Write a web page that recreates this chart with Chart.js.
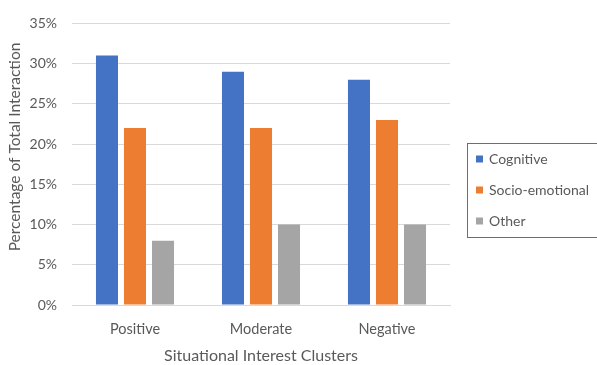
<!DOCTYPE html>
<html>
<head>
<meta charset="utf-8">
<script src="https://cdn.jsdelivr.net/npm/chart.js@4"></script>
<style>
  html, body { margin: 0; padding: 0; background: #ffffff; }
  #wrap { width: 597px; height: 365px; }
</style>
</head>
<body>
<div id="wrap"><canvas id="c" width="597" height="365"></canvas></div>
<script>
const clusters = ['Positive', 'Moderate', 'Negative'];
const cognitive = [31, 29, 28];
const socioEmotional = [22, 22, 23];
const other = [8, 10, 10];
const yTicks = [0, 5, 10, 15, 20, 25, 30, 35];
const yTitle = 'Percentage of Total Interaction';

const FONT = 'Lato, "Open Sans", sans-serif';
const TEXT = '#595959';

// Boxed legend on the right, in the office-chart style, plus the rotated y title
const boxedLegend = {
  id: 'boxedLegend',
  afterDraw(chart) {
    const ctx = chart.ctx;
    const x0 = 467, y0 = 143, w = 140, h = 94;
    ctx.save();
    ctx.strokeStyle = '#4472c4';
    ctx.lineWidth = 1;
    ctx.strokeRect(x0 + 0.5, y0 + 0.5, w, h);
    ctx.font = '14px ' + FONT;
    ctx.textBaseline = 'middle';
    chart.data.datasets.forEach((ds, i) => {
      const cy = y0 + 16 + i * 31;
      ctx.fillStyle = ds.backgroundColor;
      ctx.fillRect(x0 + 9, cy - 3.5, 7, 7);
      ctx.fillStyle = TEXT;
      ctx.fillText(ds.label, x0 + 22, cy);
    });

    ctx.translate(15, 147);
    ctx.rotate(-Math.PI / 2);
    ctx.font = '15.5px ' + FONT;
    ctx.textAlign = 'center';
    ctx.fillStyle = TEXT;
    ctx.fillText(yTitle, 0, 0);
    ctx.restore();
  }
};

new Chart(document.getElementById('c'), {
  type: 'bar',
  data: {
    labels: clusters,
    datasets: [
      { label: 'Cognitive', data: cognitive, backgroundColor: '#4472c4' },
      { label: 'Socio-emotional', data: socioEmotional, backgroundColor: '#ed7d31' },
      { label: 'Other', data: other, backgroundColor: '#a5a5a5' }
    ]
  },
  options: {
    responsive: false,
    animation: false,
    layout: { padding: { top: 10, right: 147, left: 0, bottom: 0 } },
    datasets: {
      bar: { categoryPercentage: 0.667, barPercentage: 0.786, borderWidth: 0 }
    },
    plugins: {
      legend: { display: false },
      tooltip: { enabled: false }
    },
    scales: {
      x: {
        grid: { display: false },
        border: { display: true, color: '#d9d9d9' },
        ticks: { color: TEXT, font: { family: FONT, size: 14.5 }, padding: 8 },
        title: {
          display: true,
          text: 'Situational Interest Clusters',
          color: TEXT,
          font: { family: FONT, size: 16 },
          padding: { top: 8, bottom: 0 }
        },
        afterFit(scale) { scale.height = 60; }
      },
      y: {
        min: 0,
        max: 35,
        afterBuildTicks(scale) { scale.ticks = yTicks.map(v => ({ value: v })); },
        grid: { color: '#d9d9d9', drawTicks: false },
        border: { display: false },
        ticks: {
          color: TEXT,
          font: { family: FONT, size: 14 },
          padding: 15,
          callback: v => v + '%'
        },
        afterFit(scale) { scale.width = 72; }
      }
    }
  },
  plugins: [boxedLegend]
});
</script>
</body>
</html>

***

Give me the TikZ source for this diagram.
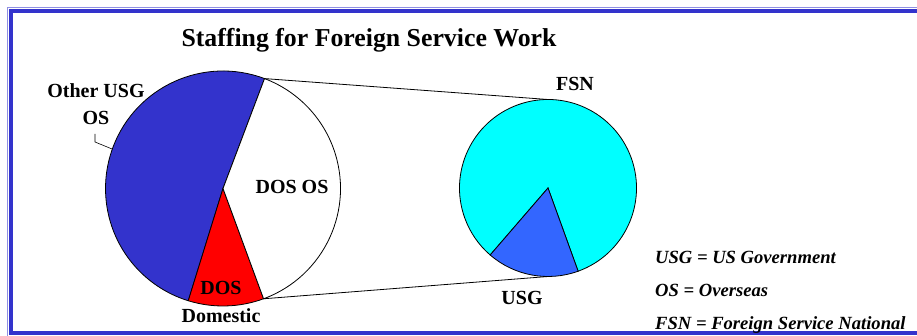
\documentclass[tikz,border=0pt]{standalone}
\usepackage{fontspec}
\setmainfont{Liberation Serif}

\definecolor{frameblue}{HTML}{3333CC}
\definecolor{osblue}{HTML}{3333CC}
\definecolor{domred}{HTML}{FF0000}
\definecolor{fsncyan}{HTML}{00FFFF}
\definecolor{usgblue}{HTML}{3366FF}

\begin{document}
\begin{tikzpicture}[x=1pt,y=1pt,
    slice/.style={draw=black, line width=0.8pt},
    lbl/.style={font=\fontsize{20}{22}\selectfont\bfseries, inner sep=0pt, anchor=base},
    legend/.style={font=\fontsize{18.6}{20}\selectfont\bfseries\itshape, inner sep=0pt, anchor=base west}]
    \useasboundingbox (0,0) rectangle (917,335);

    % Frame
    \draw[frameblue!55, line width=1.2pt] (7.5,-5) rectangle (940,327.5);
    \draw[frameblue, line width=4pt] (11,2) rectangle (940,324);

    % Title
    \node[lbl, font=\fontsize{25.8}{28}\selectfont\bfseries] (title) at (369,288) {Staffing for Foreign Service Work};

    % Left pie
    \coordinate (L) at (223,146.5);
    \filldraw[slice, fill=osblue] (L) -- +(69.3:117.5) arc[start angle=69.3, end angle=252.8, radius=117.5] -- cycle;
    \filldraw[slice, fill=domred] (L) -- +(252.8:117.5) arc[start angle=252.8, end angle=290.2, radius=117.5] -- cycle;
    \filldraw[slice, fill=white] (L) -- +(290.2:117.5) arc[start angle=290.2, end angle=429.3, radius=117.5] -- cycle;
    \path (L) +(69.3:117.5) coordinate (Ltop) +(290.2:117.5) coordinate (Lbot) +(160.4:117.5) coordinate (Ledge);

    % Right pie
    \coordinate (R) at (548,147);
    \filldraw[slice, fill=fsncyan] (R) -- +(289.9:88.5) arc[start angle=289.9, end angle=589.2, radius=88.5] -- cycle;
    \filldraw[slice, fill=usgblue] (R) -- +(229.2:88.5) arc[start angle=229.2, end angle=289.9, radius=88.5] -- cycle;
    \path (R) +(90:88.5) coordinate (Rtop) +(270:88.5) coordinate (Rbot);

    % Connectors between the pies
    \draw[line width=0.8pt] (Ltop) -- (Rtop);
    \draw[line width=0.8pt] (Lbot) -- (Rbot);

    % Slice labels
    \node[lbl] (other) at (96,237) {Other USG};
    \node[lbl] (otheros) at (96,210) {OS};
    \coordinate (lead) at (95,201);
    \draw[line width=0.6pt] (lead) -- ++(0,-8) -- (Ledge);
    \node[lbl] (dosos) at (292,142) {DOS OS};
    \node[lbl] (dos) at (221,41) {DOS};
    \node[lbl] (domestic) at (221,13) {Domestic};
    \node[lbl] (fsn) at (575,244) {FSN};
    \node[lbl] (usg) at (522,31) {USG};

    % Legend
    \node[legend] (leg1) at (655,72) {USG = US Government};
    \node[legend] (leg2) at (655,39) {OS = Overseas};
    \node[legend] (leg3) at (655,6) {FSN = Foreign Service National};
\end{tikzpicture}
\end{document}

***

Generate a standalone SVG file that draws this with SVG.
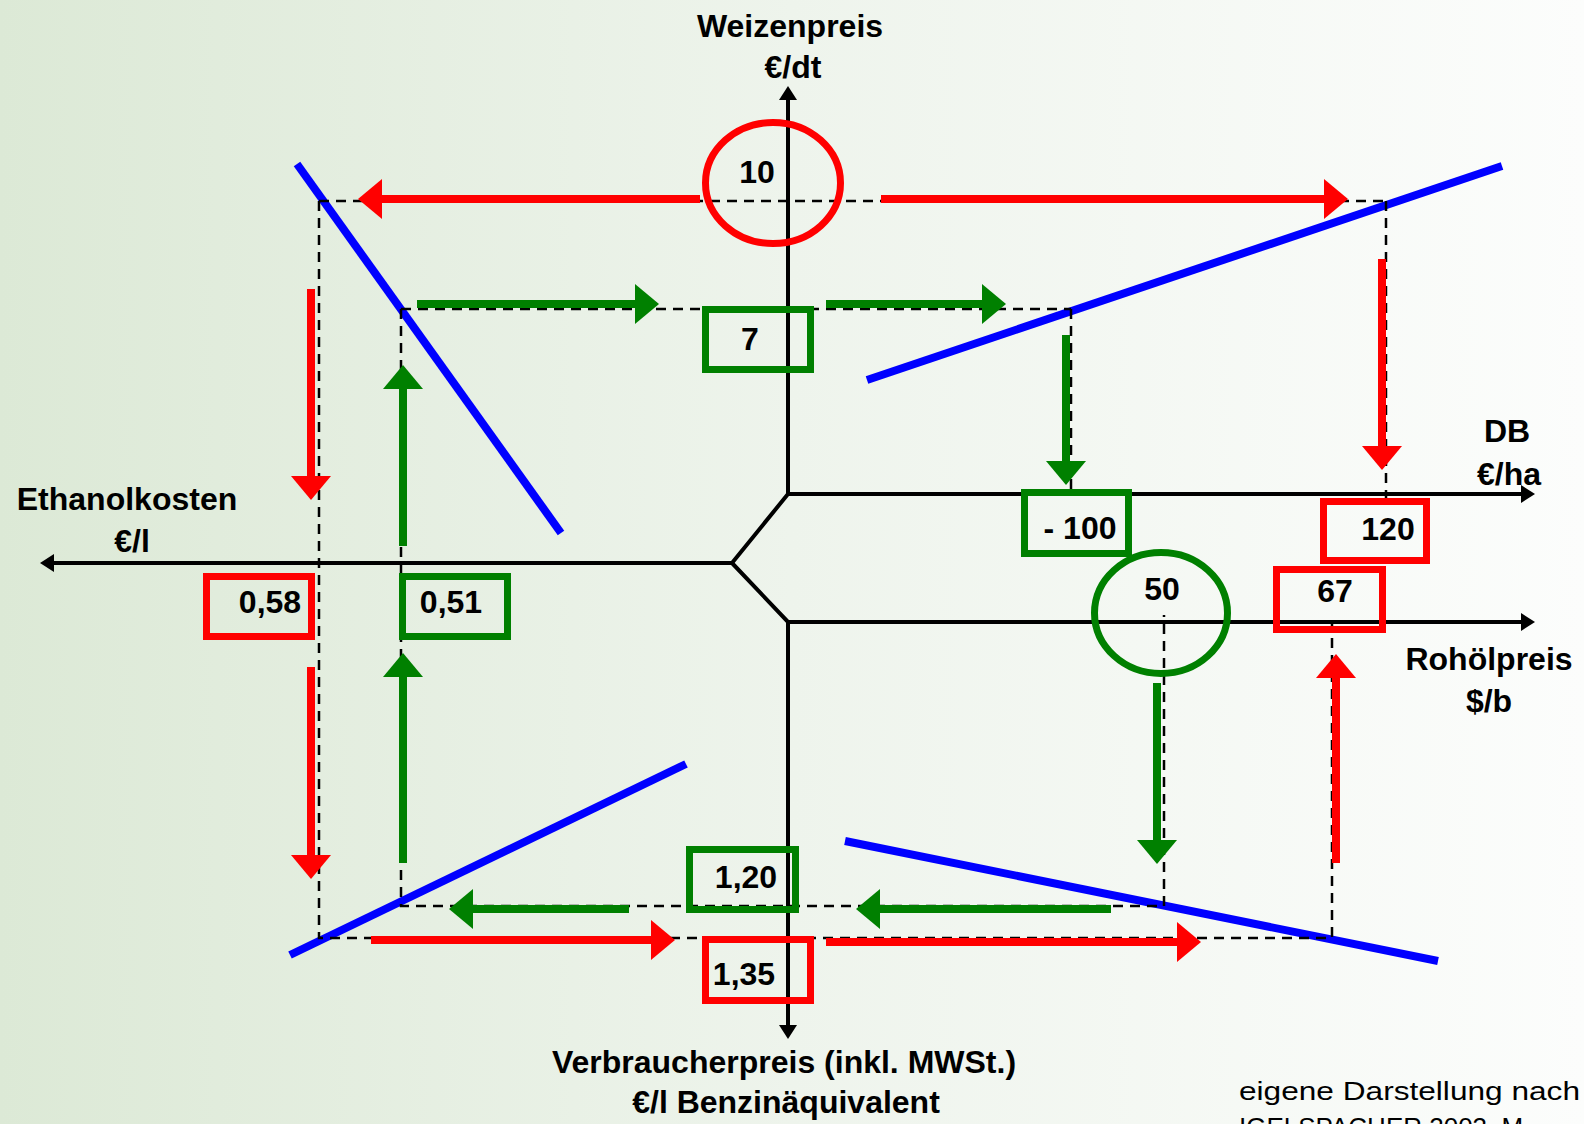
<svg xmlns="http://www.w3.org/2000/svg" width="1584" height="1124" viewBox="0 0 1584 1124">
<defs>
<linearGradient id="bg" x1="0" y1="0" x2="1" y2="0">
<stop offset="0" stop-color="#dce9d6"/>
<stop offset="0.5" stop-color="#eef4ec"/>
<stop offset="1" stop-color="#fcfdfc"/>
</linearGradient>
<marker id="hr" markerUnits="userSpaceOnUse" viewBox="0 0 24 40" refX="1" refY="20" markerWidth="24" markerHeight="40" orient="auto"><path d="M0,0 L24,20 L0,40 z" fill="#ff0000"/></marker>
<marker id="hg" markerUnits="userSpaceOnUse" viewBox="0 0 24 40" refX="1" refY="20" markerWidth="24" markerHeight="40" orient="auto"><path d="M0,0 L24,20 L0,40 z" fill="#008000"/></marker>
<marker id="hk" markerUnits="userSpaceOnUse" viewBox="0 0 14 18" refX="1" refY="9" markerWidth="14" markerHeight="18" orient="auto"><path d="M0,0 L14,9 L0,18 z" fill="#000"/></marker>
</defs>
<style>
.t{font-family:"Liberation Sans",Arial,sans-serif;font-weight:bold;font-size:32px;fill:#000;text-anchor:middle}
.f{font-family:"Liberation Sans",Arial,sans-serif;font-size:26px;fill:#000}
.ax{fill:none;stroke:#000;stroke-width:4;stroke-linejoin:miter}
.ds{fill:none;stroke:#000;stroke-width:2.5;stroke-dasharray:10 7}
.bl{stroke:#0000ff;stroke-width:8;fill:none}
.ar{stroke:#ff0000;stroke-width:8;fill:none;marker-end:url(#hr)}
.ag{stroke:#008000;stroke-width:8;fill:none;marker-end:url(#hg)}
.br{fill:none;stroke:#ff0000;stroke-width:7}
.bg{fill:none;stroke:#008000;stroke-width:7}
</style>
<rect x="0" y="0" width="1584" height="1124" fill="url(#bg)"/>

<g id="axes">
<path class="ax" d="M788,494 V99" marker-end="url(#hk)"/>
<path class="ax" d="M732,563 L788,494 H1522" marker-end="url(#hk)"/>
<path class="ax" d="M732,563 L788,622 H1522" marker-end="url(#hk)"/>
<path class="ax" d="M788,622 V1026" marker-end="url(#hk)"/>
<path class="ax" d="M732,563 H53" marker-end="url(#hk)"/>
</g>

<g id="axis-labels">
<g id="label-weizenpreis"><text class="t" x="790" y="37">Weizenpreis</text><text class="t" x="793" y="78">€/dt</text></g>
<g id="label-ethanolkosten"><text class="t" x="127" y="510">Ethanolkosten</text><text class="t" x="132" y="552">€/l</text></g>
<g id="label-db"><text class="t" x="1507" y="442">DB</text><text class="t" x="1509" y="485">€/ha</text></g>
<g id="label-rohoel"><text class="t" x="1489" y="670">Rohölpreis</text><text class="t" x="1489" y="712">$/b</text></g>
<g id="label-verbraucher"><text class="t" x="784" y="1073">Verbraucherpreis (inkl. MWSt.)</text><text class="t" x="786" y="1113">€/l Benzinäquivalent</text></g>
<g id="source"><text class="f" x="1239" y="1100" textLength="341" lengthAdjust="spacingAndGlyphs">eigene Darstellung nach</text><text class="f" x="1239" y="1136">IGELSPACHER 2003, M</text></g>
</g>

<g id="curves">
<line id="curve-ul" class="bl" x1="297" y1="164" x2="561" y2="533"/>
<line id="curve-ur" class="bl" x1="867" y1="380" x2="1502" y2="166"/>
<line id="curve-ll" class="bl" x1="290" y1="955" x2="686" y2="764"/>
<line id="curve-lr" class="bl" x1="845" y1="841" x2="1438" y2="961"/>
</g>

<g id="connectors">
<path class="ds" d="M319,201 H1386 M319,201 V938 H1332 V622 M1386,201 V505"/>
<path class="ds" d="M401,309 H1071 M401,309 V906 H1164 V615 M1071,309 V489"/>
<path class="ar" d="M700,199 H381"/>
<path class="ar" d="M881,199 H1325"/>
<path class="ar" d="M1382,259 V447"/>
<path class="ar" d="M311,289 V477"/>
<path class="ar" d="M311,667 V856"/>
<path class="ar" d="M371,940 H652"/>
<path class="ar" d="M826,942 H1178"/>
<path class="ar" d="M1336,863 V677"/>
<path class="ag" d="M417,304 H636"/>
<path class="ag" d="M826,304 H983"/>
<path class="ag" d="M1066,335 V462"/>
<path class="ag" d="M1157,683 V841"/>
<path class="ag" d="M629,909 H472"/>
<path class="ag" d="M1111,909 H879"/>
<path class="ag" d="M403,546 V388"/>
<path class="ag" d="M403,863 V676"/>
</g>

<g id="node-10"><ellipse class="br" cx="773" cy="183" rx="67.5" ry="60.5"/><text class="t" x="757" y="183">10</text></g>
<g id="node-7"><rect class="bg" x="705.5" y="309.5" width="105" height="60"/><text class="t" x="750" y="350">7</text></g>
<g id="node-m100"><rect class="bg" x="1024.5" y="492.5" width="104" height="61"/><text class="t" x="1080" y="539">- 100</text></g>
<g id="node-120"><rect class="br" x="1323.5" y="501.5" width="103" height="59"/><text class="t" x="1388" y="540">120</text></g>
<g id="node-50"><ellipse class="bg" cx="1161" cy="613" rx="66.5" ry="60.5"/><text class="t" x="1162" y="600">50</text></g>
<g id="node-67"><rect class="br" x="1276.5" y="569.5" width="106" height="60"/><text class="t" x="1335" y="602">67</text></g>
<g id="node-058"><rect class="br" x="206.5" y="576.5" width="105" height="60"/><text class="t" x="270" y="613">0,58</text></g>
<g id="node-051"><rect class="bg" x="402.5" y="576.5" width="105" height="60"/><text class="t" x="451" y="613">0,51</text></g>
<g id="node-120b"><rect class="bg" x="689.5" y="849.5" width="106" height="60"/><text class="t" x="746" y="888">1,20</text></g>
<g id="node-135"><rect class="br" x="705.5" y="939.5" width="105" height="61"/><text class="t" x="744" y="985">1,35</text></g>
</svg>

***

### PROBLEM STATEMENT
Repeat the lines between those holding "Write a web" and "const TEXT = '#595959';", inclusive. Pictures stay out.

### REPLY
Write a web page that recreates this chart with Chart.js.
<!DOCTYPE html>
<html>
<head>
<meta charset="utf-8">
<script src="https://cdn.jsdelivr.net/npm/chart.js@4"></script>
<style>
  html, body { margin: 0; padding: 0; background: #ffffff; }
  #wrap { width: 597px; height: 365px; }
</style>
</head>
<body>
<div id="wrap"><canvas id="c" width="597" height="365"></canvas></div>
<script>
const clusters = ['Positive', 'Moderate', 'Negative'];
const cognitive = [31, 29, 28];
const socioEmotional = [22, 22, 23];
const other = [8, 10, 10];
const yTicks = [0, 5, 10, 15, 20, 25, 30, 35];
const yTitle = 'Percentage of Total Interaction';

const FONT = 'Lato, "Open Sans", sans-serif';
const TEXT = '#595959';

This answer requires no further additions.